EXERCISE INSTRUCTIONS: The listing below begins with the first line you should copy; stop after the line containing "import pandas as pd", and drop every picture.

RAW DATA:
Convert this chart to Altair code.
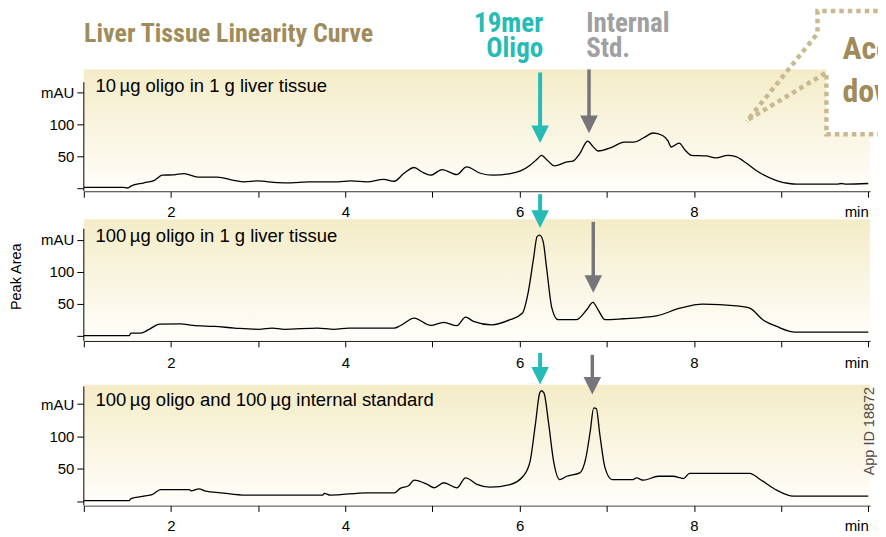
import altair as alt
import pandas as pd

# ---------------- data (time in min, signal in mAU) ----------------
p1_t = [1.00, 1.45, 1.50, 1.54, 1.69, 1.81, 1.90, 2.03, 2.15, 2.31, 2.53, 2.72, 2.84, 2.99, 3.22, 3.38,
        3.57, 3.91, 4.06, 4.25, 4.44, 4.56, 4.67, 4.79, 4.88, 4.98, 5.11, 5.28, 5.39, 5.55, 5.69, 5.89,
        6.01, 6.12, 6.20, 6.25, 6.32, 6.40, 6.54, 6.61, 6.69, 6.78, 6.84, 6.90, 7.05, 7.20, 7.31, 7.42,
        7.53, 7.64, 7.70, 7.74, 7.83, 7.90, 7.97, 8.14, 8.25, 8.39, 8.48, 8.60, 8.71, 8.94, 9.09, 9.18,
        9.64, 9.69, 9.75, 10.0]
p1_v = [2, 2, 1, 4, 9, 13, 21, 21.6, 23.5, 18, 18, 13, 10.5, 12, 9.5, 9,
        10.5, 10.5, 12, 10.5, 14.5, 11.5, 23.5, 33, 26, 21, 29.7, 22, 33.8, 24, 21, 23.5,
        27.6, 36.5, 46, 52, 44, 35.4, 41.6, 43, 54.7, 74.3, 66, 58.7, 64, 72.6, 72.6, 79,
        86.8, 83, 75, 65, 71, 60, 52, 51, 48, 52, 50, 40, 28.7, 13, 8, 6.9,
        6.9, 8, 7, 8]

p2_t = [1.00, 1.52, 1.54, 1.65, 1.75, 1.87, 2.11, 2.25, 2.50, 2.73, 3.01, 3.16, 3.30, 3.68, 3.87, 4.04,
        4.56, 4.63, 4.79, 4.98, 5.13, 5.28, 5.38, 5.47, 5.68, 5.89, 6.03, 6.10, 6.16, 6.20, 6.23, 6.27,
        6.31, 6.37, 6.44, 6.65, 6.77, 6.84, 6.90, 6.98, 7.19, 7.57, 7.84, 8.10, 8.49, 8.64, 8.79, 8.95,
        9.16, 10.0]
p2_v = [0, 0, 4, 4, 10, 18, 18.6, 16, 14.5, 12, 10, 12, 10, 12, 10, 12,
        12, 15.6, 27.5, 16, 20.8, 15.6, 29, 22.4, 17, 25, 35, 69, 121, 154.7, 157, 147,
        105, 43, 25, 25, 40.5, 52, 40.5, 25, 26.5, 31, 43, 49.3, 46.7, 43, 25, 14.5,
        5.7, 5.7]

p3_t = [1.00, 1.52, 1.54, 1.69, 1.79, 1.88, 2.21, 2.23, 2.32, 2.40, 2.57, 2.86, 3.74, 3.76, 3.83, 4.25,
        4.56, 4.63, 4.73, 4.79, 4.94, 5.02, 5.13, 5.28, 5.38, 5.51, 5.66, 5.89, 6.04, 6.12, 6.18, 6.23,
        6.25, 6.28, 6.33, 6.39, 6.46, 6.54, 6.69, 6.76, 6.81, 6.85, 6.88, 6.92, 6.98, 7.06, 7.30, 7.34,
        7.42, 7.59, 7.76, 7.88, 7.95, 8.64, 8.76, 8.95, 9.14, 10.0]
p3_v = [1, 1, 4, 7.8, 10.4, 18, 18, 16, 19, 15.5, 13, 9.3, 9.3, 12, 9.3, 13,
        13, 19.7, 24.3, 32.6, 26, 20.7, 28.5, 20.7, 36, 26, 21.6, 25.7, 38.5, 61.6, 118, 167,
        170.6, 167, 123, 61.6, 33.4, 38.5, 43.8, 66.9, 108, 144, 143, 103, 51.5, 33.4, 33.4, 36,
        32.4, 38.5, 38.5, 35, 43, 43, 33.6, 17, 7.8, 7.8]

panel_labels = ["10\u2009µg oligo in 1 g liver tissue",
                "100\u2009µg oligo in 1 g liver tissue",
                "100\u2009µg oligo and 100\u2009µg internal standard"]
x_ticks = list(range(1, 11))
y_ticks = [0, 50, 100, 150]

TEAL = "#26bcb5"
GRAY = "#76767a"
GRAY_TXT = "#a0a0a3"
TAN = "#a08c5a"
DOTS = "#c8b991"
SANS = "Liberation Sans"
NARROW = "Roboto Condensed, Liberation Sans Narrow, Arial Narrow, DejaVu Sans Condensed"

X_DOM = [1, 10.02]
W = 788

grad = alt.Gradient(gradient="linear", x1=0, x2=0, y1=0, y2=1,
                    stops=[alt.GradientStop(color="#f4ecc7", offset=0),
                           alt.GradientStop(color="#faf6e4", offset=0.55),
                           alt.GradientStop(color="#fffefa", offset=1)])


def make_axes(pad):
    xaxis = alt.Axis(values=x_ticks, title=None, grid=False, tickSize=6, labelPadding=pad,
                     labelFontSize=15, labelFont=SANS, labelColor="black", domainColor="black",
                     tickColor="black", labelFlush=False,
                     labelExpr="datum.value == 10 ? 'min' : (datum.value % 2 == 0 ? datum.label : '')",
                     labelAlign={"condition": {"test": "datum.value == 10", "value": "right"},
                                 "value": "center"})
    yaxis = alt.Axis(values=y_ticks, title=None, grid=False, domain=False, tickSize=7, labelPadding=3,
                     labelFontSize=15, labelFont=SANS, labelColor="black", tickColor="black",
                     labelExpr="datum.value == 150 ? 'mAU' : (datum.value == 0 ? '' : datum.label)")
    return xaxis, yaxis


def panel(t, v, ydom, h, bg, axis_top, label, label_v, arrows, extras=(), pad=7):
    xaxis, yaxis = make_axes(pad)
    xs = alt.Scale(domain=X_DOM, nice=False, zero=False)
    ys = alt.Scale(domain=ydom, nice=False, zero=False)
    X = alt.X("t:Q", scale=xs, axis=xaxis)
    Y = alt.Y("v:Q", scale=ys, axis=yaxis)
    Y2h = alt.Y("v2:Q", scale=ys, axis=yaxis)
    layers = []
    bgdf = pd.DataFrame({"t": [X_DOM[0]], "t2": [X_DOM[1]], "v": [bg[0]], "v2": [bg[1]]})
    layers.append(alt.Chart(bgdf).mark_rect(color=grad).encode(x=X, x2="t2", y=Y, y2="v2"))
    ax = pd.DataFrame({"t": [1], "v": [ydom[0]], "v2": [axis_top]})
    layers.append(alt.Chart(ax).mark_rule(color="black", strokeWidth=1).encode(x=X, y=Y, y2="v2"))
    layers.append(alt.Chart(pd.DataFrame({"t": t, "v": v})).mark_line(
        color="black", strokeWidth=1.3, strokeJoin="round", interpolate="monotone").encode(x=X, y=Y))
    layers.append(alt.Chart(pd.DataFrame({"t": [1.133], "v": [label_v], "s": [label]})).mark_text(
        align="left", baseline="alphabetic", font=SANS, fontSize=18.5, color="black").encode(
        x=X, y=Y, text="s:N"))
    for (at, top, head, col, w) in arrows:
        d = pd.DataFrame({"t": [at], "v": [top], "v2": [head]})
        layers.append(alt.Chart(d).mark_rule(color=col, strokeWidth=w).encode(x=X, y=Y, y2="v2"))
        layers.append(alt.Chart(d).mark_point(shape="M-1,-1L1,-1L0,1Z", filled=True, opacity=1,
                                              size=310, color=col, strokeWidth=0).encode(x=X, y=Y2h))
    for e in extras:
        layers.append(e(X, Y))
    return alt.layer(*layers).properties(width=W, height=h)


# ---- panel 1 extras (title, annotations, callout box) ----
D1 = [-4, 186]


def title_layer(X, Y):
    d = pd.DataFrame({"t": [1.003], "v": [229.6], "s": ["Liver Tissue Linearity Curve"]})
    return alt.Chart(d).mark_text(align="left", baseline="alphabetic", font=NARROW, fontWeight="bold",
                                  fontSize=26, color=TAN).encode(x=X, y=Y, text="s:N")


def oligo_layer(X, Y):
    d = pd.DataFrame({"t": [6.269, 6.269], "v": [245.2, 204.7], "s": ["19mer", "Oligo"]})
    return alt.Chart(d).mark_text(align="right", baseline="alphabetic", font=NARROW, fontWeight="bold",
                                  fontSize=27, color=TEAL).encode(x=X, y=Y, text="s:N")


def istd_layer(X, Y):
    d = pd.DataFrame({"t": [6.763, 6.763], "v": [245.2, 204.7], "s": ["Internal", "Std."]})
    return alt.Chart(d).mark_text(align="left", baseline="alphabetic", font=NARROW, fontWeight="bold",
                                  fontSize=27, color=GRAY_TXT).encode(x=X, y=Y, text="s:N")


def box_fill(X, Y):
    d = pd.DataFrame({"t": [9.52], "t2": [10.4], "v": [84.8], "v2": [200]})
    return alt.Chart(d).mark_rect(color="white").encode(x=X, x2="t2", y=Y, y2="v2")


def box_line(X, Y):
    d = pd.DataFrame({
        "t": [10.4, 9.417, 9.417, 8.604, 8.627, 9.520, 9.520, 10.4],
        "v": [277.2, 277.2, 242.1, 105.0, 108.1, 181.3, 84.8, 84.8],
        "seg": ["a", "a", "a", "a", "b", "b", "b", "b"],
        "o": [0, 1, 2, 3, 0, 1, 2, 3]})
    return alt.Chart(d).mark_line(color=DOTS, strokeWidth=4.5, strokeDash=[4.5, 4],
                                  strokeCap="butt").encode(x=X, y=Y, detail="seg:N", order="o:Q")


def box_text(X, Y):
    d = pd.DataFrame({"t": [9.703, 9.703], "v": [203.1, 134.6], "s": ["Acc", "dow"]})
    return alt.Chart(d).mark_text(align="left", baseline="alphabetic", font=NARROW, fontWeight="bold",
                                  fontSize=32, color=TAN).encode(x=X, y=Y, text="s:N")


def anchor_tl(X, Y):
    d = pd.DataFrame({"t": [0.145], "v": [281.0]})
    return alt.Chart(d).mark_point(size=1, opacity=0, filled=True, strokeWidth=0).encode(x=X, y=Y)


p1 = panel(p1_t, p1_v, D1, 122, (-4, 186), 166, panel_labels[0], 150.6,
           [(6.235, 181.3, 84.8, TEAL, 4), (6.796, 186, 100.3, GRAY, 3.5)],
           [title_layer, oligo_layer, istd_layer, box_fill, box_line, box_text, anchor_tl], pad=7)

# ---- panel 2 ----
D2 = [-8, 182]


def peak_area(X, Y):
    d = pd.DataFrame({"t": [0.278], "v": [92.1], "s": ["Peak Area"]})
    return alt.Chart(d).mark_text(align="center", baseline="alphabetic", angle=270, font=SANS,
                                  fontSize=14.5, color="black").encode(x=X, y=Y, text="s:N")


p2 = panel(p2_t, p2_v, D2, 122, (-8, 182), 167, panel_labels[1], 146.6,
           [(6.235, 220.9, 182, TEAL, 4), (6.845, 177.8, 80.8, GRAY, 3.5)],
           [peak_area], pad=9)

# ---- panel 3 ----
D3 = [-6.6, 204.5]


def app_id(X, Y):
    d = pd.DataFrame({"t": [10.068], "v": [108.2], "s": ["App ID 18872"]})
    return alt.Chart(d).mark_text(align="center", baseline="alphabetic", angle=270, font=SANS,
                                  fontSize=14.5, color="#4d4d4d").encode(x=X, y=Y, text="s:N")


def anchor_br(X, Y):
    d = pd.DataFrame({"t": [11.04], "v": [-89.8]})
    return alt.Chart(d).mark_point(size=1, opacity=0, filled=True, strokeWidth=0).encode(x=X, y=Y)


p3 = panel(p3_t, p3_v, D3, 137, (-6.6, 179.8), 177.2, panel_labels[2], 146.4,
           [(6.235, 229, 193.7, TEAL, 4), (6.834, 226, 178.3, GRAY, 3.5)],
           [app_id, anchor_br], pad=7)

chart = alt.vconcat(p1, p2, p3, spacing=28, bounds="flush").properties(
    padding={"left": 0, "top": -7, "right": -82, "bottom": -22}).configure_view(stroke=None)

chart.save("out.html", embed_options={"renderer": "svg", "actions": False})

COMPLETE RESPONSE:
Convert this chart to Altair code.
import altair as alt
import pandas as pd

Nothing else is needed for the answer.